**Instruction**
Make an exact copy of the entries, and keep any pictures out of it.
─── Data for this task
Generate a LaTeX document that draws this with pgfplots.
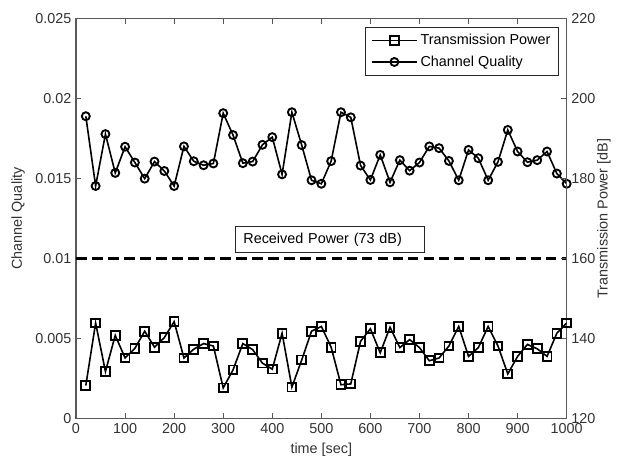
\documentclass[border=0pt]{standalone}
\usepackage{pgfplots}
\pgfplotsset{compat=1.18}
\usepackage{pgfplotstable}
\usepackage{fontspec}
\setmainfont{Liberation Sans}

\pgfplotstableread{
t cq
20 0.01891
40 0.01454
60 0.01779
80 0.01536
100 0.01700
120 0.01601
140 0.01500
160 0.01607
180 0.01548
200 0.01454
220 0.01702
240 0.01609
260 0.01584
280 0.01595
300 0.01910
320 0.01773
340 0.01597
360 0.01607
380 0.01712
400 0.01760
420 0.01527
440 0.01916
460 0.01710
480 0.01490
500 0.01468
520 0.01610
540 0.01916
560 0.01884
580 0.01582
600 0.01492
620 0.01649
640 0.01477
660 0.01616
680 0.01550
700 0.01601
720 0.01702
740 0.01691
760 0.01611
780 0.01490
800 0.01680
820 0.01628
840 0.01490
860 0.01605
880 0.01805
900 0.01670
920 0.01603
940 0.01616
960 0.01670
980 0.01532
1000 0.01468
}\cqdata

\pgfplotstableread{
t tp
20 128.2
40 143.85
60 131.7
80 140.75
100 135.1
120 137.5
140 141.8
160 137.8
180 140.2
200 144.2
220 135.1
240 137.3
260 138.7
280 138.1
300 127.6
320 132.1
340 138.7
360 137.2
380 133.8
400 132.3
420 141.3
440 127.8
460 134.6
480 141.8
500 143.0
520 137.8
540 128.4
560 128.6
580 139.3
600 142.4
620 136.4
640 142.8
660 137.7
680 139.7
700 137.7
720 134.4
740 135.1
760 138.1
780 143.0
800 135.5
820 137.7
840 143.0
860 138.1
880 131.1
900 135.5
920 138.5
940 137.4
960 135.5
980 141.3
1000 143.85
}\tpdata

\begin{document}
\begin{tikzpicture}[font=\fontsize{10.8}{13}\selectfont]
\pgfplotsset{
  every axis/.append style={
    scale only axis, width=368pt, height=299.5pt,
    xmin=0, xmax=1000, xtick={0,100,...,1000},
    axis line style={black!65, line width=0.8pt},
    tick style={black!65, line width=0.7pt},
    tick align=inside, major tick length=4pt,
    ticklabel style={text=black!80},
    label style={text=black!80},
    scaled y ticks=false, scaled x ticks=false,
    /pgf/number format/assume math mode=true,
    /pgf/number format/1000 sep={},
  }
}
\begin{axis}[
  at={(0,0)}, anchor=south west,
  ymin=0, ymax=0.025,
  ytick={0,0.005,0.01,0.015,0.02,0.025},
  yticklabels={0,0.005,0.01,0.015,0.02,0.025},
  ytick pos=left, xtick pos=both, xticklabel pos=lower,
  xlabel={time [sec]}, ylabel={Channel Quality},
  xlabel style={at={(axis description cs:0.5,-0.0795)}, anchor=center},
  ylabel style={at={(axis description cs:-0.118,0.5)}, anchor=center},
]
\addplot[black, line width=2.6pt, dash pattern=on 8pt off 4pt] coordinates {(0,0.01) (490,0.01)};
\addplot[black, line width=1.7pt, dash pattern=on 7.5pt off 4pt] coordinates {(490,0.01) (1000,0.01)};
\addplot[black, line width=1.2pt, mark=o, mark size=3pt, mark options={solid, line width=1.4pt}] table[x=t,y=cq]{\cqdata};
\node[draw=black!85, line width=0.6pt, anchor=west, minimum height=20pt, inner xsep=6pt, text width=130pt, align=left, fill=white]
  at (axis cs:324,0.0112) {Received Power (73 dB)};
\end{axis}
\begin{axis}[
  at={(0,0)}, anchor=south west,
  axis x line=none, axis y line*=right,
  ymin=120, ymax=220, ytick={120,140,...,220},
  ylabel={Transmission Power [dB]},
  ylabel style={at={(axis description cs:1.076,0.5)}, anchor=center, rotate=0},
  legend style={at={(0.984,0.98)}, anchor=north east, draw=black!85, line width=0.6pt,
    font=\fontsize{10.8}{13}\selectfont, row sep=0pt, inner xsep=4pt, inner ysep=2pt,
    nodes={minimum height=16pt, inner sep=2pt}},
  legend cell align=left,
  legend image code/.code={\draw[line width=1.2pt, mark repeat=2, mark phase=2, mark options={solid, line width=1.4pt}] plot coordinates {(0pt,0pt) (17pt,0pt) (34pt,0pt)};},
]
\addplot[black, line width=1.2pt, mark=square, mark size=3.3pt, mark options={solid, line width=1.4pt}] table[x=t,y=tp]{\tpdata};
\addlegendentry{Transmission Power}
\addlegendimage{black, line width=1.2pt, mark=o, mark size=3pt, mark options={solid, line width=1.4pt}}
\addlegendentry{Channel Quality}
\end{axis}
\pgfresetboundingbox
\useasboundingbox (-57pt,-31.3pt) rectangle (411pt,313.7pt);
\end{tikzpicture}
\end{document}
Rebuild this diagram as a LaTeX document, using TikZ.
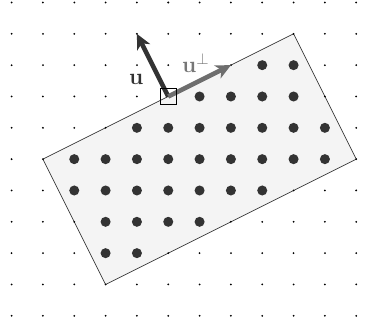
──────
**The reply**
Generate a LaTeX document that draws this with pgfplots.
\documentclass[border=0pt]{standalone}
\usepackage{pgfplots}
\pgfplotsset{compat=1.18}
\usepackage{pgfplotstable}
\usepackage{fontspec}
\setmainfont{Liberation Sans}

\pgfplotstableread{
t cq
20 0.01891
40 0.01454
60 0.01779
80 0.01536
100 0.01700
120 0.01601
140 0.01500
160 0.01607
180 0.01548
200 0.01454
220 0.01702
240 0.01609
260 0.01584
280 0.01595
300 0.01910
320 0.01773
340 0.01597
360 0.01607
380 0.01712
400 0.01760
420 0.01527
440 0.01916
460 0.01710
480 0.01490
500 0.01468
520 0.01610
540 0.01916
560 0.01884
580 0.01582
600 0.01492
620 0.01649
640 0.01477
660 0.01616
680 0.01550
700 0.01601
720 0.01702
740 0.01691
760 0.01611
780 0.01490
800 0.01680
820 0.01628
840 0.01490
860 0.01605
880 0.01805
900 0.01670
920 0.01603
940 0.01616
960 0.01670
980 0.01532
1000 0.01468
}\cqdata

\pgfplotstableread{
t tp
20 128.2
40 143.85
60 131.7
80 140.75
100 135.1
120 137.5
140 141.8
160 137.8
180 140.2
200 144.2
220 135.1
240 137.3
260 138.7
280 138.1
300 127.6
320 132.1
340 138.7
360 137.2
380 133.8
400 132.3
420 141.3
440 127.8
460 134.6
480 141.8
500 143.0
520 137.8
540 128.4
560 128.6
580 139.3
600 142.4
620 136.4
640 142.8
660 137.7
680 139.7
700 137.7
720 134.4
740 135.1
760 138.1
780 143.0
800 135.5
820 137.7
840 143.0
860 138.1
880 131.1
900 135.5
920 138.5
940 137.4
960 135.5
980 141.3
1000 143.85
}\tpdata

\begin{document}
\begin{tikzpicture}[font=\fontsize{10.8}{13}\selectfont]
\pgfplotsset{
  every axis/.append style={
    scale only axis, width=368pt, height=299.5pt,
    xmin=0, xmax=1000, xtick={0,100,...,1000},
    axis line style={black!65, line width=0.8pt},
    tick style={black!65, line width=0.7pt},
    tick align=inside, major tick length=4pt,
    ticklabel style={text=black!80},
    label style={text=black!80},
    scaled y ticks=false, scaled x ticks=false,
    /pgf/number format/assume math mode=true,
    /pgf/number format/1000 sep={},
  }
}
\begin{axis}[
  at={(0,0)}, anchor=south west,
  ymin=0, ymax=0.025,
  ytick={0,0.005,0.01,0.015,0.02,0.025},
  yticklabels={0,0.005,0.01,0.015,0.02,0.025},
  ytick pos=left, xtick pos=both, xticklabel pos=lower,
  xlabel={time [sec]}, ylabel={Channel Quality},
  xlabel style={at={(axis description cs:0.5,-0.0795)}, anchor=center},
  ylabel style={at={(axis description cs:-0.118,0.5)}, anchor=center},
]
\addplot[black, line width=2.6pt, dash pattern=on 8pt off 4pt] coordinates {(0,0.01) (490,0.01)};
\addplot[black, line width=1.7pt, dash pattern=on 7.5pt off 4pt] coordinates {(490,0.01) (1000,0.01)};
\addplot[black, line width=1.2pt, mark=o, mark size=3pt, mark options={solid, line width=1.4pt}] table[x=t,y=cq]{\cqdata};
\node[draw=black!85, line width=0.6pt, anchor=west, minimum height=20pt, inner xsep=6pt, text width=130pt, align=left, fill=white]
  at (axis cs:324,0.0112) {Received Power (73 dB)};
\end{axis}
\begin{axis}[
  at={(0,0)}, anchor=south west,
  axis x line=none, axis y line*=right,
  ymin=120, ymax=220, ytick={120,140,...,220},
  ylabel={Transmission Power [dB]},
  ylabel style={at={(axis description cs:1.076,0.5)}, anchor=center, rotate=0},
  legend style={at={(0.984,0.98)}, anchor=north east, draw=black!85, line width=0.6pt,
    font=\fontsize{10.8}{13}\selectfont, row sep=0pt, inner xsep=4pt, inner ysep=2pt,
    nodes={minimum height=16pt, inner sep=2pt}},
  legend cell align=left,
  legend image code/.code={\draw[line width=1.2pt, mark repeat=2, mark phase=2, mark options={solid, line width=1.4pt}] plot coordinates {(0pt,0pt) (17pt,0pt) (34pt,0pt)};},
]
\addplot[black, line width=1.2pt, mark=square, mark size=3.3pt, mark options={solid, line width=1.4pt}] table[x=t,y=tp]{\tpdata};
\addlegendentry{Transmission Power}
\addlegendimage{black, line width=1.2pt, mark=o, mark size=3pt, mark options={solid, line width=1.4pt}}
\addlegendentry{Channel Quality}
\end{axis}
\pgfresetboundingbox
\useasboundingbox (-57pt,-31.3pt) rectangle (411pt,313.7pt);
\end{tikzpicture}
\end{document}
Rebuild this diagram as a LaTeX document, using TikZ.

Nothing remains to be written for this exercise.